● **WHAT YOU WILL DO**
Count how many lines of the data include "size". The answer is that number and nothing else.
■ ■ ■ ■ ■ ■ ■
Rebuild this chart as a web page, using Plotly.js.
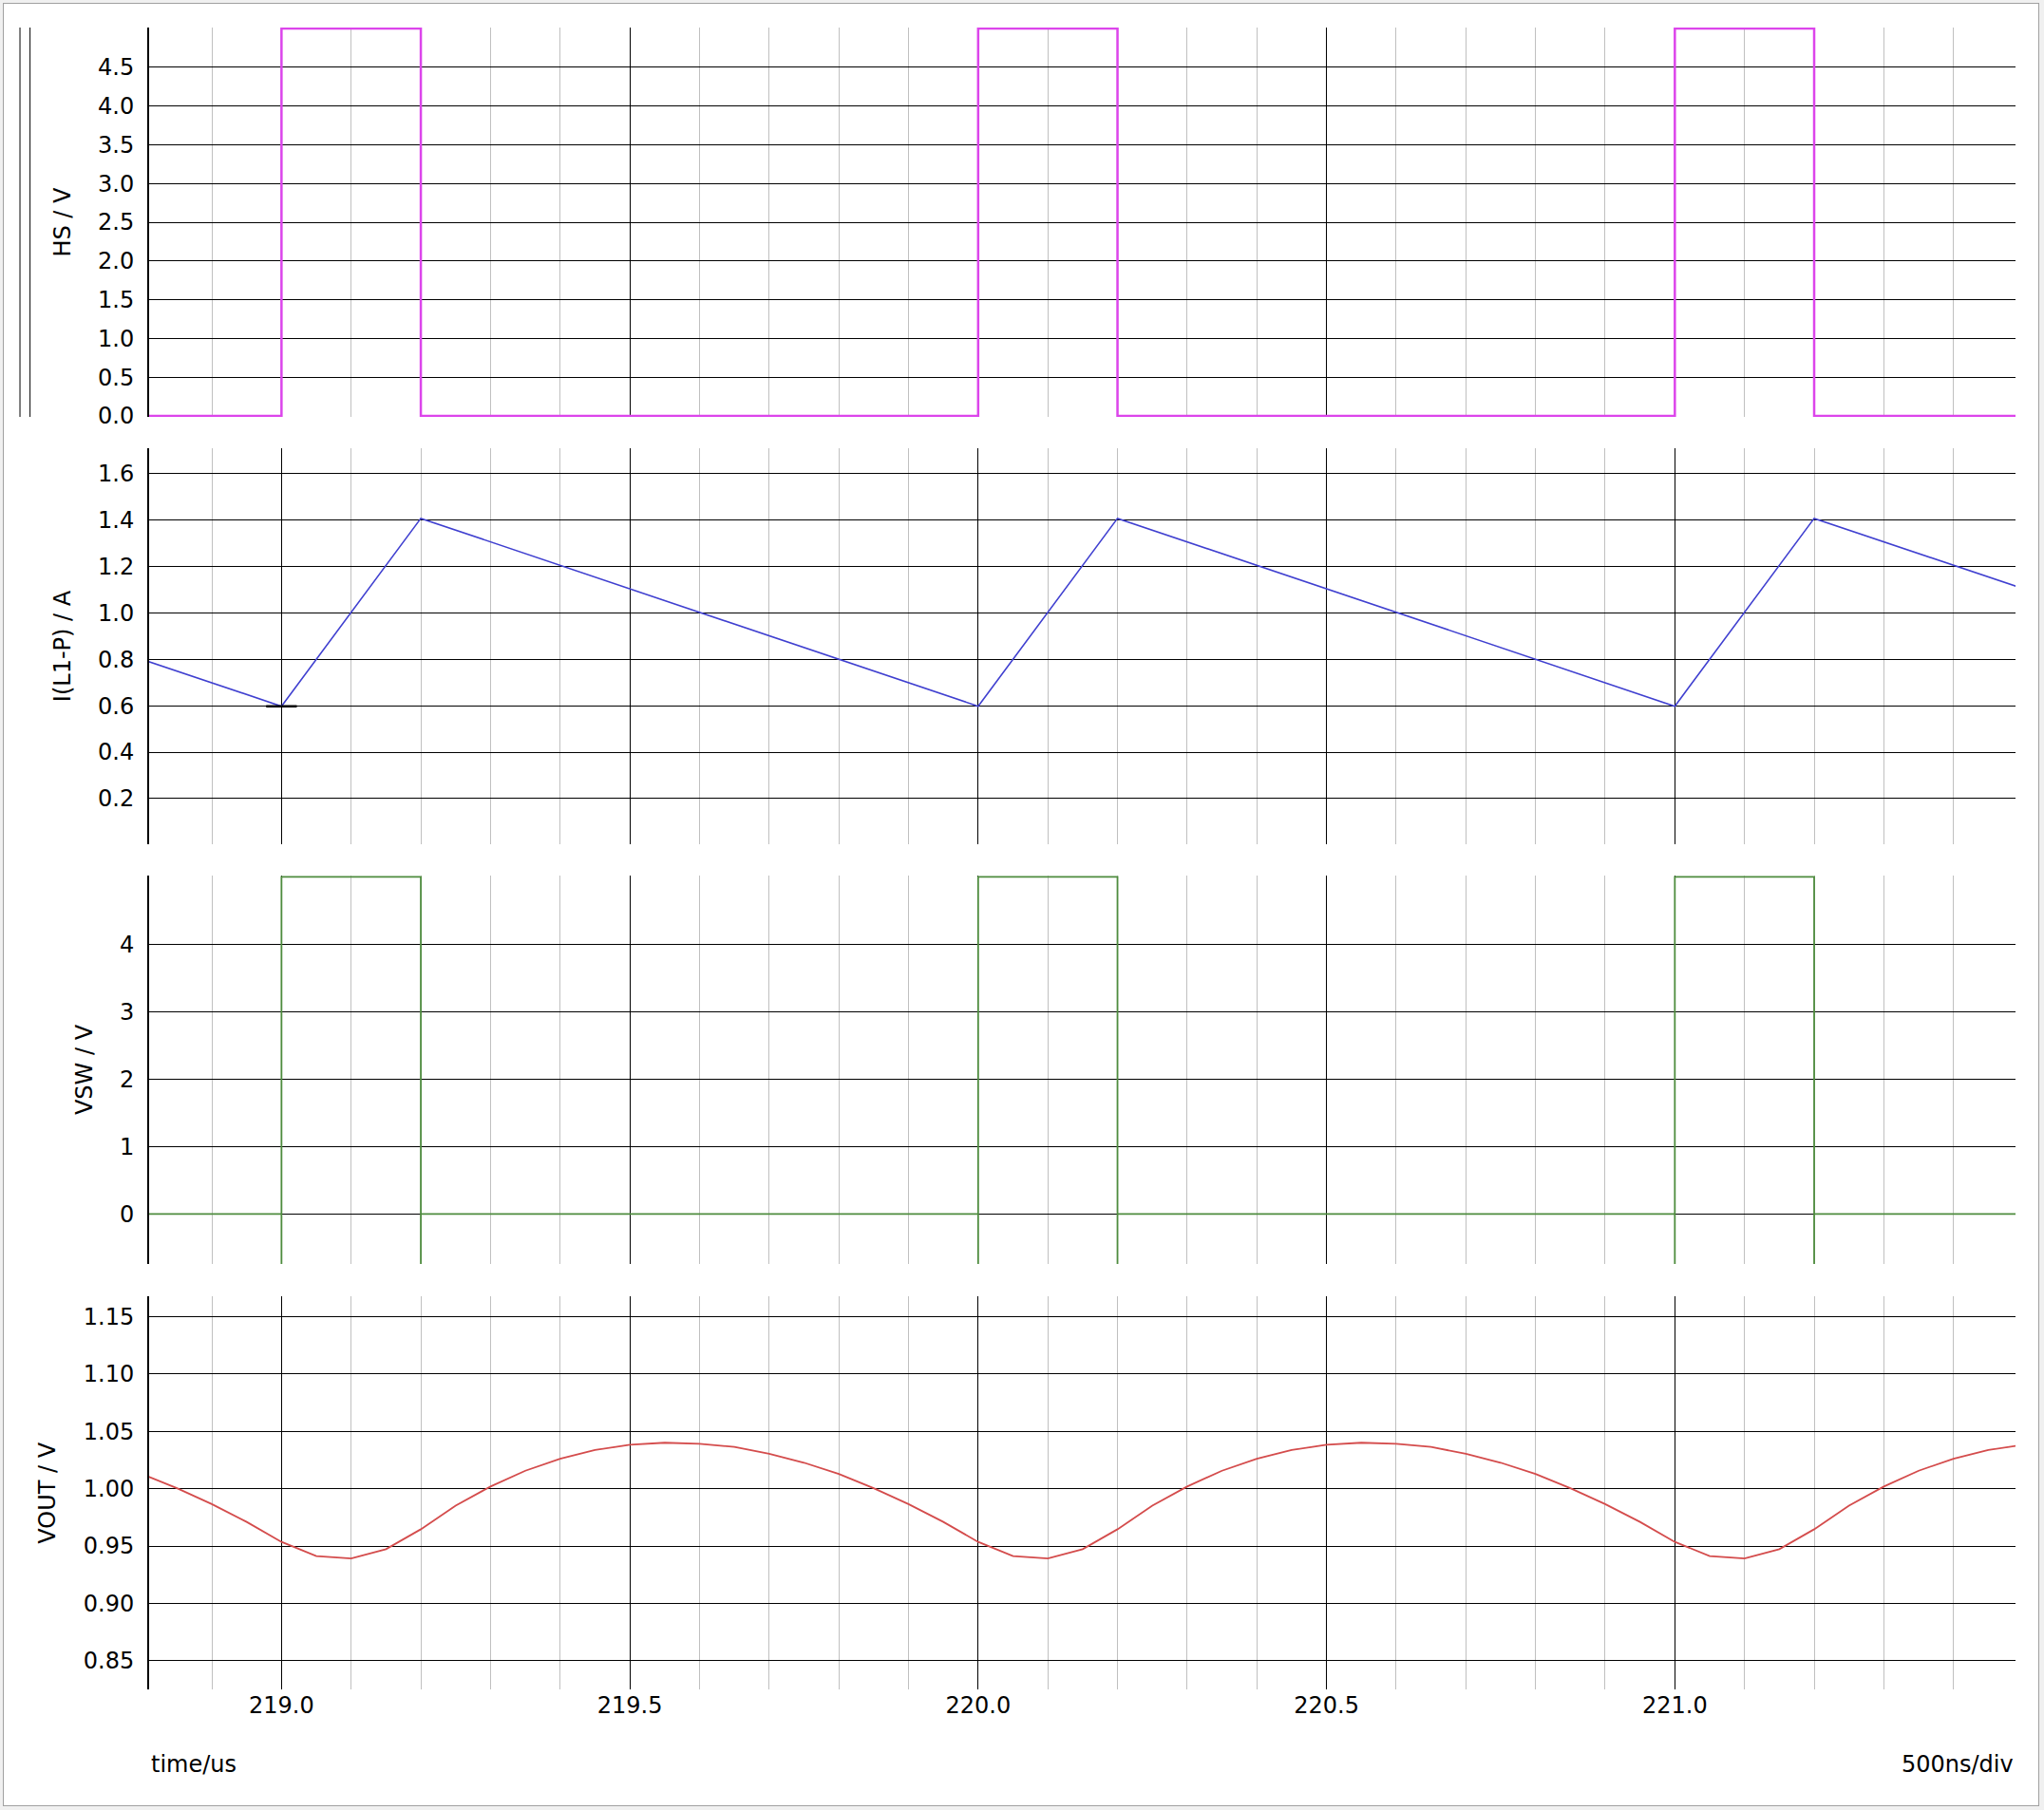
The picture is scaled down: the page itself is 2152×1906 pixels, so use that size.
<!DOCTYPE html>
<html>
<head>
<meta charset="utf-8">
<script src="https://cdn.plot.ly/plotly-3.0.1.min.js"></script>
<style>
  html, body { margin: 0; padding: 0; background: #f0f0f0; }
  #frame { position: absolute; left: 3px; top: 3px; width: 2142px; height: 1897px; border: 1px solid #a0a0a0; background: #ffffff; }
  #chart { width: 2142px; height: 1897px; }
</style>
</head>
<body>
<div id="frame"><div id="chart"></div></div>
<script>
// ---------- data ----------
const hsTime = [218.80, 219.00, 219.00, 219.20, 219.20, 220.00, 220.00, 220.20, 220.20, 221.00, 221.00, 221.20, 221.20, 221.50];
const hsVolt = [0, 0, 5, 5, 0, 0, 5, 5, 0, 0, 5, 5, 0, 0];

const iTime = [218.80, 219.00, 219.20, 220.00, 220.20, 221.00, 221.20, 221.50];
const iAmp  = [0.800, 0.598, 1.408, 0.598, 1.408, 0.598, 1.408, 1.105];

const vswTime = [218.80, 219.00, 219.00, 219.00, 219.20, 219.20, 219.20, 220.00, 220.00, 220.00, 220.20, 220.20, 220.20, 221.00, 221.00, 221.00, 221.20, 221.20, 221.20, 221.50];
const vswVolt = [0, 0, -0.9, 5, 5, -0.9, 0, 0, -0.9, 5, 5, -0.9, 0, 0, -0.9, 5, 5, -0.9, 0, 0];

const voutTime = [218.80, 218.85, 218.90, 218.95,
  219.00, 219.05, 219.10, 219.15, 219.20, 219.25, 219.30, 219.35, 219.40, 219.45,
  219.50, 219.55, 219.60, 219.65, 219.70, 219.75, 219.80, 219.85, 219.90, 219.95,
  220.00, 220.05, 220.10, 220.15, 220.20, 220.25, 220.30, 220.35, 220.40, 220.45,
  220.50, 220.55, 220.60, 220.65, 220.70, 220.75, 220.80, 220.85, 220.90, 220.95,
  221.00, 221.05, 221.10, 221.15, 221.20, 221.25, 221.30, 221.35, 221.40, 221.45, 221.50];
const voutVolt = [1.0128, 1.0004, 0.9866, 0.9710,
  0.9536, 0.9412, 0.9392, 0.9472, 0.9646, 0.9852, 1.0019, 1.0157, 1.0262, 1.0337,
  1.0384, 1.0401, 1.0392, 1.0365, 1.0304, 1.0227, 1.0128, 1.0004, 0.9866, 0.9710,
  0.9536, 0.9412, 0.9392, 0.9472, 0.9646, 0.9852, 1.0019, 1.0157, 1.0262, 1.0337,
  1.0384, 1.0401, 1.0392, 1.0365, 1.0304, 1.0227, 1.0128, 1.0004, 0.9866, 0.9710,
  0.9536, 0.9412, 0.9392, 0.9472, 0.9646, 0.9852, 1.0019, 1.0157, 1.0262, 1.0337, 1.0384];

// tick labels
const timeTickVals = [219.0, 219.5, 220.0, 220.5, 221.0];
const timeTickText = ['219.0', '219.5', '220.0', '220.5', '221.0'];
const hsTickVals = [0, 0.5, 1.0, 1.5, 2.0, 2.5, 3.0, 3.5, 4.0, 4.5];
const hsTickText = ['0.0', '0.5', '1.0', '1.5', '2.0', '2.5', '3.0', '3.5', '4.0', '4.5'];
const iTickVals = [0.2, 0.4, 0.6, 0.8, 1.0, 1.2, 1.4, 1.6];
const iTickText = ['0.2', '0.4', '0.6', '0.8', '1.0', '1.2', '1.4', '1.6'];
const vswTickVals = [0, 1, 2, 3, 4];
const vswTickText = ['0', '1', '2', '3', '4'];
const voutTickVals = [0.85, 0.90, 0.95, 1.00, 1.05, 1.10, 1.15];
const voutTickText = ['0.85', '0.90', '0.95', '1.00', '1.05', '1.10', '1.15'];

const yTitles = ['HS / V', 'I(L1-P) / A', 'VSW / V', 'VOUT / V'];
const xTitleText = 'time/us';
const scaleText = '500ns/div';
const cursorTime = 219.0;

// ---------- styling ----------
const FONT = 'DejaVu Sans, Verdana, sans-serif';
const tickFont = {family: FONT, size: 24, color: '#000000'};

function xAxis(showLabels) {
  return {
    range: [218.81, 221.489],
    tickmode: 'array', tickvals: timeTickVals, ticktext: timeTickText,
    showticklabels: showLabels, tickfont: tickFont, ticks: '',
    showgrid: true, gridcolor: '#000000', gridwidth: 1,
    minor: {tickmode: 'linear', tick0: 219.0, dtick: 0.1, showgrid: true, gridcolor: '#c0c0c0', gridwidth: 1, ticks: ''},
    showline: false, zeroline: false
  };
}
function yAxis(range, domain, vals, text, title) {
  return {
    range: range, domain: domain,
    tickmode: 'array', tickvals: vals, ticktext: text,
    tickfont: tickFont, ticks: '', ticklabelstandoff: 9,
    showgrid: true, gridcolor: '#000000', gridwidth: 1,
    showline: true, linecolor: '#000000', linewidth: 2,
    zeroline: false,
    title: {text: title, font: {family: FONT, size: 24, color: '#000000'}, standoff: 22}
  };
}

const traces = [
  {x: hsTime, y: hsVolt, xaxis: 'x', yaxis: 'y', mode: 'lines', line: {color: '#dc45eb', width: 2.5}},
  {x: iTime, y: iAmp, xaxis: 'x2', yaxis: 'y2', mode: 'lines', line: {color: '#4040d0', width: 1.6}},
  {x: vswTime, y: vswVolt, xaxis: 'x3', yaxis: 'y3', mode: 'lines', line: {color: '#4e8c3e', width: 1.8}},
  {x: voutTime, y: voutVolt, xaxis: 'x4', yaxis: 'y4', mode: 'lines', line: {color: '#d44c4c', width: 1.8}}
];

// cursor marker value taken from the current data
const cursorIdx = iTime.indexOf(cursorTime);
const cursorVal = iAmp[cursorIdx];

const xa1 = xAxis(false); xa1.anchor = 'y';
const xa2 = xAxis(false); xa2.anchor = 'y2'; xa2.matches = 'x';
const xa3 = xAxis(false); xa3.anchor = 'y3'; xa3.matches = 'x';
const xa4 = xAxis(true);  xa4.anchor = 'y4'; xa4.matches = 'x';

const layout = {
  width: 2142, height: 1897,
  margin: {l: 153, r: 24, t: 25, b: 122},
  paper_bgcolor: '#ffffff', plot_bgcolor: '#ffffff',
  showlegend: false,
  font: {family: FONT, size: 24, color: '#000000'},
  xaxis: xa1, xaxis2: xa2, xaxis3: xa3, xaxis4: xa4,
  yaxis:  yAxis([-0.012, 5.012], [0.76571, 1.0], hsTickVals, hsTickText, yTitles[0]),
  yaxis2: yAxis([0.003, 1.7105], [0.50857, 0.74686], iTickVals, iTickText, yTitles[1]),
  yaxis3: yAxis([-0.742, 5.018], [0.256, 0.48971], vswTickVals, vswTickText, yTitles[2]),
  yaxis4: yAxis([0.8249, 1.1675], [0.0, 0.23629], voutTickVals, voutTickText, yTitles[3]),
  shapes: [
    {type: 'line', xref: 'paper', yref: 'y domain', x0: -0.0692, x1: -0.0692, y0: 0, y1: 1, line: {color: '#000000', width: 1}},
    {type: 'line', xref: 'paper', yref: 'y domain', x0: -0.0638, x1: -0.0638, y0: 0, y1: 1, line: {color: '#000000', width: 1}},
    {type: 'line', xref: 'x2', yref: 'y2', x0: cursorTime - 0.022, x1: cursorTime + 0.022, y0: cursorVal, y1: cursorVal, line: {color: '#000000', width: 2.5}}
  ],
  annotations: [
    {text: xTitleText, xref: 'paper', yref: 'paper', x: 0, y: -0.0451, xanchor: 'left', yanchor: 'middle', showarrow: false, font: {family: FONT, size: 24, color: '#000000'}},
    {text: scaleText, xref: 'paper', yref: 'paper', x: 1, y: -0.0451, xanchor: 'right', yanchor: 'middle', showarrow: false, font: {family: FONT, size: 24, color: '#000000'}}
  ]
};

Plotly.newPlot('chart', traces, layout, {displayModeBar: false, staticPlot: true});
</script>
</body>
</html>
■ ■ ■ ■ ■ ■ ■
● **FINISHED EXERCISE**
6